The Bush yarn, recounted in detail in yesterday’s WaPo, does make for entertaining reading. Here’s the drollest story about the soused 26-year-old Guardsman Dubya and his dad, the future president George H.W. Bush:


“One night in December 1972 in Washington, while staying with his parents for the holidays, Bush went carousing with his 16-year-old brother, Marvin. He ran over a neighbor’s garbage cans on the way home, and when their father, then ambassador to the United Nations, confronted them, Bush challenged him to go ‘mano a mano.’


“Within a month, the elder Bush had found a job for his son at an inner-city youth program in Houston.”


Frankly, my attitude toward all of this is: So what? We’re talking about 25-year-olds, and frankly that goes for the Kerry of the early 1970s, too. 1972, if you can remember that far back, was a crazy year, in which the rock-solid-seeming verities that had guided human society for centuries were suddenly under severe assault.


I was, ahem, pretty crazy back then myself, running around in a miniskirt about the length of Donald Trump’s comb-over and falling in love with guys I didn’t dare take home to meet Dad. In 1972 I lived in a group house run by an ex-nun who was making up for lost time. Upstairs, a guy dealt marijuana, and downstairs his customers smoked it. A talent-free but never-silent rock guitarist lived in–not over–the garage, which he occasionally lent out to his photographer pal to take pictures of his girlfriend in the buff. We were all middle-class kids underneath, though, and I’m pretty sure that most of us went on to lead dull, solid middle-class lives. So I’m not surprised that the Alabama Guard, the Texas Guard, and the other entities with which which Dubya Bush was affiliated back then were as laid back in the early 1970s as our “commune,” as we fondly called it.


That’s why I’m with Peggy Noonan on the issue of whether the indiscretions of more than three decades ago should count in assessing a presidential campaing today. Noonan wrote in yesterday’s WaPo:


“Will people buy George W. Bush as a shirker and an operator? Those who hate him will. But the rest — that would be the majority — have watched him for three years in dramatic circumstances, and they know who he is. Will they reject Kerry outright because he said offensive things 32 years ago, slamming his country and suggesting that U.S. soldiers were war criminals? Some will. But in all fairness, there must be some statute of limitations on youthful political idiocy.”

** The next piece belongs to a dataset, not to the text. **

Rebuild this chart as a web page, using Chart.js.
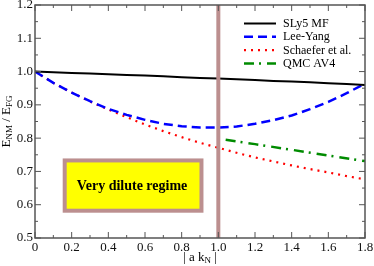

Dubya changed dramatically, finding a good woman, forswearing alcohol, and to date, leading his country effectively in a war against terrorism. And John Kerry….wait a minute! As we all know, but most of our pals in the U.S. press won’t say (except for the Philadelphia press, whose reporters have been camped outside the house of the parents of the young lady in question), Kerry has been having a little Clinton-style intern problem that reminds me of some of the shenanigans at my old commune in 1972. As Mark Steyn writes in the U.K. Telegraph:


“If you read the British newspapers, you’ll know all about it. It’s not about whether he was Absent Without Leave, but the more familiar political failing of being Absent Without Pants. It concerns a 24-year old woman–ie, 41 years younger than Mrs Kerry–and, with their usual efficiency, the Fleet Street lads have already interviewed her dad, who’s called Kerry a ‘sleazeball’. But if you read the US newspapers or watch the news shows there’s not a word about the Senator’s scandal…..So Mr Bush has been unable to do the John Kerry routine, declining to comment but adding that ‘it’s not my marital record that’s at issue’. We have two flimsy ‘scandals’ tangentially related to character, but only one of them’s all over the networks.”


So the right question isn’t, as Peggy Noonan and others put it, what Bush and Kerry did back then 30 years ago, but what they’re doing–and who they are–right now. I’ll leave the answers to you, dear readers.